- SOURCE MATERIAL:
** start **
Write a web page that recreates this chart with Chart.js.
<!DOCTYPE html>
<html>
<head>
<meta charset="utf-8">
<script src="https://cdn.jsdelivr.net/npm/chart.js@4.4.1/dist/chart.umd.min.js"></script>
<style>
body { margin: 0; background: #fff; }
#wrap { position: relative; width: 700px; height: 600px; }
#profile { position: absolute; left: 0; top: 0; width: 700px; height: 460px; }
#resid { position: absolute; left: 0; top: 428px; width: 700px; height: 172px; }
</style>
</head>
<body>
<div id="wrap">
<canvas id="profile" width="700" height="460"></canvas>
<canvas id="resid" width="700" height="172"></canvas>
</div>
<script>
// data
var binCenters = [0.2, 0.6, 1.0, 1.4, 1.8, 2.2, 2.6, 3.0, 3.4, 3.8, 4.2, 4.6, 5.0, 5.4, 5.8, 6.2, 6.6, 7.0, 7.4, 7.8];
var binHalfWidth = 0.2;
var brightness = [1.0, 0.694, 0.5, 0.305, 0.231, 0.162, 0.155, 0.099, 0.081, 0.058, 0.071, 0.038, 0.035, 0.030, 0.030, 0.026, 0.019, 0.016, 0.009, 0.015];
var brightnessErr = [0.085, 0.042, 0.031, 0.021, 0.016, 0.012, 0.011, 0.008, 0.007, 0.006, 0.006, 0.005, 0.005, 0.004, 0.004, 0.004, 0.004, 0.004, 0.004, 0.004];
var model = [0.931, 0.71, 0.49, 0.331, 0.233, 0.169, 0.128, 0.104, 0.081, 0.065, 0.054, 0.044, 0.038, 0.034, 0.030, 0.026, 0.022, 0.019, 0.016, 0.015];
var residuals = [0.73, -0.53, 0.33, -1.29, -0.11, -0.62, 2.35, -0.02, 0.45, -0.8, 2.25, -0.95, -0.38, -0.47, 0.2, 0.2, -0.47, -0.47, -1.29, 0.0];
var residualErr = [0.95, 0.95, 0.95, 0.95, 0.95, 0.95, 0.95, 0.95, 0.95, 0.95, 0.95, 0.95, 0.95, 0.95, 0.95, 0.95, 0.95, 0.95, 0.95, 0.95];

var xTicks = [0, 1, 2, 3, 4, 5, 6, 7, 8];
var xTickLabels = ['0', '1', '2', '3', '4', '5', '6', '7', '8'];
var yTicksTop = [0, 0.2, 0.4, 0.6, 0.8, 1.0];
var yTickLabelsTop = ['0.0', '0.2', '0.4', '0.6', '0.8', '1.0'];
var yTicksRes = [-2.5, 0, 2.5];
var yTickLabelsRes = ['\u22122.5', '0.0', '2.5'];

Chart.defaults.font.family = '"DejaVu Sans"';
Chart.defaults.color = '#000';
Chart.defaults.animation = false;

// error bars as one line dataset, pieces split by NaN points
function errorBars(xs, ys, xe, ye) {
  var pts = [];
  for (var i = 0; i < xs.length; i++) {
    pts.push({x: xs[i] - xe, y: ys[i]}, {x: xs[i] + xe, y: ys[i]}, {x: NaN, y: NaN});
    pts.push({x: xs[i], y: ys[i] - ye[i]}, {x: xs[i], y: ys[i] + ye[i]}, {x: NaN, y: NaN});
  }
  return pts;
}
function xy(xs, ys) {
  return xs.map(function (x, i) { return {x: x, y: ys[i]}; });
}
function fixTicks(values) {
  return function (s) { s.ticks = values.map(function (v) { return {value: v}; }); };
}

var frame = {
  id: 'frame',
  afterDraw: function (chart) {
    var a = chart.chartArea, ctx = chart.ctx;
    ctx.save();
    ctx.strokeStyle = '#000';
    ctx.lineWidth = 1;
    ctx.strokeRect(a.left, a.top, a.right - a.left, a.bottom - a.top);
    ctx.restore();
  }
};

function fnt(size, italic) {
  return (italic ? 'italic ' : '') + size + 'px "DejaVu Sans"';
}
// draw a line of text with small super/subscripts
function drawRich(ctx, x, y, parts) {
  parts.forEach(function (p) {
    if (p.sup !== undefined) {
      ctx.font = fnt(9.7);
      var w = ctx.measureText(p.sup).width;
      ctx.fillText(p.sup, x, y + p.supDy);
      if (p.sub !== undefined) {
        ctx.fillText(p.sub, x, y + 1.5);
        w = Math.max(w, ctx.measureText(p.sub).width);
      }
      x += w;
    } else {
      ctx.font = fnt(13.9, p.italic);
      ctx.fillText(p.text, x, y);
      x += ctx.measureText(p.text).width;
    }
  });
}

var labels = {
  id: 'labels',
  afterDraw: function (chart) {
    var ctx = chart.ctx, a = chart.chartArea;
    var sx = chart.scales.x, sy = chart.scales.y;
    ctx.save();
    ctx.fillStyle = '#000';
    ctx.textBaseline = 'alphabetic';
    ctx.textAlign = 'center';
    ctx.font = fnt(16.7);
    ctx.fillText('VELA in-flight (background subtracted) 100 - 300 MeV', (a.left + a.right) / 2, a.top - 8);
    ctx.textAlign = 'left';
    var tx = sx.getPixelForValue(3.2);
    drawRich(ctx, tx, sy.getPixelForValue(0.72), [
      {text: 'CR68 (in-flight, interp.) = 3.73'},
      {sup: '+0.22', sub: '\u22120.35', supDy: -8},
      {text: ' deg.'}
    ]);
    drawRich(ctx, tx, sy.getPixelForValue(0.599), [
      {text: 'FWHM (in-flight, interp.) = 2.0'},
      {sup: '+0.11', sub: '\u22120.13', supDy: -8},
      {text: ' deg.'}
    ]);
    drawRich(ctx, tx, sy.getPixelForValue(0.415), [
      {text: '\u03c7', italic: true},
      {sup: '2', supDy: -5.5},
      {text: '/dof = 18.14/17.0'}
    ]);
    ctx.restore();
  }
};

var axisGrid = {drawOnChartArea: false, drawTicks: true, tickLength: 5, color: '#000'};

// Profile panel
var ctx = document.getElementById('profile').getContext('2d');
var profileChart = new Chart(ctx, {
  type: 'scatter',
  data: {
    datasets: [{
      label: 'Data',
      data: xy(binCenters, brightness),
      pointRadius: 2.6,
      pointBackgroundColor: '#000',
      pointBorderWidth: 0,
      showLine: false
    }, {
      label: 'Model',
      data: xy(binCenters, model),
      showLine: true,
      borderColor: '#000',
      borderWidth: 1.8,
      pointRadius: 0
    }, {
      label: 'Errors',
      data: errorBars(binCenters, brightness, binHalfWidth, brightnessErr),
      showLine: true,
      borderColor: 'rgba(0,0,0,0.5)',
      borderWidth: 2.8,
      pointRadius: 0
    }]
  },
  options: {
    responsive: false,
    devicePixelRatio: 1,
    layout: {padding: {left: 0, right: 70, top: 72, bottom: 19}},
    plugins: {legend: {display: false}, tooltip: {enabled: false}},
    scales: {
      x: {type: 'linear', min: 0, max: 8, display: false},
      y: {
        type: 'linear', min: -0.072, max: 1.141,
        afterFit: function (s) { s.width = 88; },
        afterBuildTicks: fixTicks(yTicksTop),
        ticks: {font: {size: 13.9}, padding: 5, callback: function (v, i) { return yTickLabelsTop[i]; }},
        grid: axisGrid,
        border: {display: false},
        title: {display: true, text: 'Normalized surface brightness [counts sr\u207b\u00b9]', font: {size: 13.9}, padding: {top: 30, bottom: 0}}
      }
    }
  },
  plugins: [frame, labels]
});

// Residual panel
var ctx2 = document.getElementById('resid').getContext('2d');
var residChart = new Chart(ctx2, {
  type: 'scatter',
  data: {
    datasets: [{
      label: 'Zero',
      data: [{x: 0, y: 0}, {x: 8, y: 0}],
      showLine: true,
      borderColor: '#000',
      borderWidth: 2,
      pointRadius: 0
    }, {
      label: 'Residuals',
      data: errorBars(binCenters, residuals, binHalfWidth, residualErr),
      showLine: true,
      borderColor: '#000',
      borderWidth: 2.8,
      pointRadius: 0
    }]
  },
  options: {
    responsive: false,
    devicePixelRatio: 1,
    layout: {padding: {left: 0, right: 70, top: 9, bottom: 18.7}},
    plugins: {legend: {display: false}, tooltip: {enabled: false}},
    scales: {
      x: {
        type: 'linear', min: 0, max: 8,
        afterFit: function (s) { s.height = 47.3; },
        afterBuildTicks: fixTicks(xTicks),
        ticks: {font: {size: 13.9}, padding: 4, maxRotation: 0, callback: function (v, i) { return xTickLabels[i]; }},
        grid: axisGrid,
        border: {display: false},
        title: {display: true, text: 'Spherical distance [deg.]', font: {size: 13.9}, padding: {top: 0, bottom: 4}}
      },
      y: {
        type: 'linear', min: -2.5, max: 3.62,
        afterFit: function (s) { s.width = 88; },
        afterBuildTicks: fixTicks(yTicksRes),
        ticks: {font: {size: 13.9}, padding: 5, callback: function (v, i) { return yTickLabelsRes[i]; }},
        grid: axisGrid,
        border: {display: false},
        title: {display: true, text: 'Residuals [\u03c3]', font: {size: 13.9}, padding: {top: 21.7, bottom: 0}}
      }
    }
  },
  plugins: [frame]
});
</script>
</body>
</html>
** end **
Pick out the lines that have the word "with". Copy them all.

- EXERCISE OUTPUT:
Write a web page that recreates this chart with Chart.js.
// draw a line of text with small super/subscripts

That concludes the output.